Already in force in the public sector, the IR35 (off-payroll working) legislation is designed to ensure off-payroll workers pay broadly the same tax and National Insurance contributions as their employee colleagues.
The legislation, which is due to be extended to cover private sector companies, defines off-payroll workers as being those who work for a client through their own intermediary, but who would be an employee if they were providing their services directly.
An intermediary can be a worker’s own limited company – known as a personal service company (PSC) – a partnership, or another individual. People working through an intermediary pay Income Tax and National Insurance contributions in a different way to an employee.
Jon Harvey, employment tax supervisor at MHA MacIntyre Hudson, warned that HMRC’s consultation on the proposed application of IR35 legislation to private companies shines a spotlight on the additional complexities of rolling out the changes to the private sector.
“It’s always been the intention to exclude small businesses from the rules, but there is still no watertight definition of what will constitute a small business,” said Jon. “In the public sector the size of the organisation is irrelevant as the rules apply to all. However, in the private sector the size of the business will be a crucial factor.
“A legal no-man’s land beckons for small private companies: do they need to implement IR35 rules or not?”
Jon outlined how the current consultation suggests taking the definition of a small company from the Companies Act 2006, but this only applies to limited companies.
He warned: “If you’re a small unincorporated business, for example a sole-trader or a partnership, you probably need to tread very carefully and take appropriate advice before concluding you’re safe from IR35.
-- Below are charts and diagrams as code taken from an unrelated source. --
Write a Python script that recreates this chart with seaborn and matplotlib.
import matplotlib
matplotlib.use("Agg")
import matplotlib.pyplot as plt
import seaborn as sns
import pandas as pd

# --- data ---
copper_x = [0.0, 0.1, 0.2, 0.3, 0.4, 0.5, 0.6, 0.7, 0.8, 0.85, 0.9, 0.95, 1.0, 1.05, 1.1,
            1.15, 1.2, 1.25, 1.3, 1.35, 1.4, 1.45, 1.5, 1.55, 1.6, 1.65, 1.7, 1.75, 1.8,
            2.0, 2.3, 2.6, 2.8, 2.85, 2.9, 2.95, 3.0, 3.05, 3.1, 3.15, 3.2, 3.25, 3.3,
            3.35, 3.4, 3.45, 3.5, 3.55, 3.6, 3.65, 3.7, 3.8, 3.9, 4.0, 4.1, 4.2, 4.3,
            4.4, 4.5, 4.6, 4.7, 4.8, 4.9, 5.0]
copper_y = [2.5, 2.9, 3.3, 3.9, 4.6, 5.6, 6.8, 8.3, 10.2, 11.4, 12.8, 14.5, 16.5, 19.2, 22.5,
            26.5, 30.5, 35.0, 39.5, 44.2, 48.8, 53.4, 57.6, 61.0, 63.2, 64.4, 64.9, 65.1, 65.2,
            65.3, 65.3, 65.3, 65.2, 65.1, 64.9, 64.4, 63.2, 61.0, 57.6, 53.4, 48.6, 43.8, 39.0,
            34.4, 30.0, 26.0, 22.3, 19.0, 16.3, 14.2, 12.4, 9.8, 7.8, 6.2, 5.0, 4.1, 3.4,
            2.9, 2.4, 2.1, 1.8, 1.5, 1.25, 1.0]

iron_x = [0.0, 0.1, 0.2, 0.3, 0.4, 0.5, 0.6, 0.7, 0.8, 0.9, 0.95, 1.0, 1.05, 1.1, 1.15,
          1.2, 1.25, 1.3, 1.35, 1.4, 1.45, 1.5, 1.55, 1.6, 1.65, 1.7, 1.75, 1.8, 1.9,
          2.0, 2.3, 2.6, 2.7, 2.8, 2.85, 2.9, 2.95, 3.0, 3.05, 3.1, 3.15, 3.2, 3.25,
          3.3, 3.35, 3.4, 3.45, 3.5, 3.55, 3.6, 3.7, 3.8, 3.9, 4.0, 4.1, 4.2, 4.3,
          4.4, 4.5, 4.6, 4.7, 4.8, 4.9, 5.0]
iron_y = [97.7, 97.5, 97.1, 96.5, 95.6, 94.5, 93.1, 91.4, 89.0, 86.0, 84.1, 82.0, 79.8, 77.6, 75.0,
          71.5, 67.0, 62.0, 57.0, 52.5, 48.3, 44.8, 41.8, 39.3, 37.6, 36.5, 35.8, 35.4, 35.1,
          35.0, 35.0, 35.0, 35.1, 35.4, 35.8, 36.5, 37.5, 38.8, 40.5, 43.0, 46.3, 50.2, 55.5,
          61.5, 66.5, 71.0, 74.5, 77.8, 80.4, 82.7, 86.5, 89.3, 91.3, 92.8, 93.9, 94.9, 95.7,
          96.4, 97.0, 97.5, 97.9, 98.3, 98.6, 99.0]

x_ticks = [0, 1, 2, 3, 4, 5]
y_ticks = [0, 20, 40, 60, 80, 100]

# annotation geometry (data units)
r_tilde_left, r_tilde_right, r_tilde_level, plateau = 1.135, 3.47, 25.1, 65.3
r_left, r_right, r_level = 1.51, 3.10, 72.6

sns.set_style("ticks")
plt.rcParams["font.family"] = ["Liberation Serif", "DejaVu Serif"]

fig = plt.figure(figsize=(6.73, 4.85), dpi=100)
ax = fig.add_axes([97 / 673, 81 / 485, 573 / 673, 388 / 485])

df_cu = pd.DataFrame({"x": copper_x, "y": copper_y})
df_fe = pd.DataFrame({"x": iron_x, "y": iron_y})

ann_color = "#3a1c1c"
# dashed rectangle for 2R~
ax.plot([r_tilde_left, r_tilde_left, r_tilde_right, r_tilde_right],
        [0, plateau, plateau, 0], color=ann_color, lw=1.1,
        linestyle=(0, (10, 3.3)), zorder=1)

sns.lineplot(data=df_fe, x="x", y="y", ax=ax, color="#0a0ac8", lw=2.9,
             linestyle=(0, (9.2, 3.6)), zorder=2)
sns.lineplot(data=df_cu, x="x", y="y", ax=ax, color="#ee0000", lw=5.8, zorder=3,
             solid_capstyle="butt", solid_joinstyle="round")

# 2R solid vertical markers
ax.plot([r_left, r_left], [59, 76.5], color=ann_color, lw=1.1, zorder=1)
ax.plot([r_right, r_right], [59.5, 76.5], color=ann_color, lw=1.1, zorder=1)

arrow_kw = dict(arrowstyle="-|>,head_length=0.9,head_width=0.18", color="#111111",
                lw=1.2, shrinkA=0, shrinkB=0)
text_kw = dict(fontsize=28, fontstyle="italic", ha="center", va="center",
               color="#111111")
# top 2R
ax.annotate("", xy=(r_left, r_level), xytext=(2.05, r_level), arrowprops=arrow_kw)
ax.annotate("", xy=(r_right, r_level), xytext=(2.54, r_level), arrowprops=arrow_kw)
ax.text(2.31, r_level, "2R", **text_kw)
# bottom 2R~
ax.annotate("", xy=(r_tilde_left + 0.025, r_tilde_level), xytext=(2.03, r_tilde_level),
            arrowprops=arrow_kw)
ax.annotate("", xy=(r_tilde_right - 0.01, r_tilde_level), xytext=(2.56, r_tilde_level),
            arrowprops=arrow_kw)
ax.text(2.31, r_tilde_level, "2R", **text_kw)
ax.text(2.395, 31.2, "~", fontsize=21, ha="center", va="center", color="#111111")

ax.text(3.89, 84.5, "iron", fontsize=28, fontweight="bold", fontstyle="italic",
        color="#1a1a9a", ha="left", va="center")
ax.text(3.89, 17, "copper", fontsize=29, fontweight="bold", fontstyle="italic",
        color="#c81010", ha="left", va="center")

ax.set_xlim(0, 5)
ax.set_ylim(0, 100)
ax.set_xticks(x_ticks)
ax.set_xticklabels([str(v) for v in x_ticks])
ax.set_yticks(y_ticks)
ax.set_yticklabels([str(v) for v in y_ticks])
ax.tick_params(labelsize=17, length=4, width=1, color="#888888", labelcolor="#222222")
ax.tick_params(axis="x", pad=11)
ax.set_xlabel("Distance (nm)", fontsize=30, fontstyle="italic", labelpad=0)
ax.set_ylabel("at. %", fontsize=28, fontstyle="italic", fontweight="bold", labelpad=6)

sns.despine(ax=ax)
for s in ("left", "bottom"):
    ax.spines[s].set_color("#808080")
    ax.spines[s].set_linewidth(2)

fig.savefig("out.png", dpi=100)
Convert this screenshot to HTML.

“The consultation proposes defining whether an unincorporated business is small by the number of its employees. This is a questionable approach given a company might qualify as small only if it defines members of its workforce as off-payroll, the whole crux of the issue IR35 is trying to address.” Jon added the consultation also raised a significant question over timing, with HMRC pledging the legislation to introduce IR35 changes will be in a draft Summer Finance Bill, while the consultation runs to 28 May 2019.
“This leaves a very short window for it to be incorporated into any draft Summer Finance Bill, which would have to be published soon after the deadline to allow time to pass through parliament,” said Jon.
“Introducing the relevant IR35 legislation after the Autumn Budget may be too late to meet the target implementation date of April 2020.
“In trying to introduce complicated legal changes in a relatively short space of time, the government is likely to run up against its own self-imposed deadline, and a potential repeat of what happened when IR35 was introduced in the public sector where we saw employers left with a little over two weeks to understand the new rules and put in procedures to ensure they remained compliant with the new legislation.”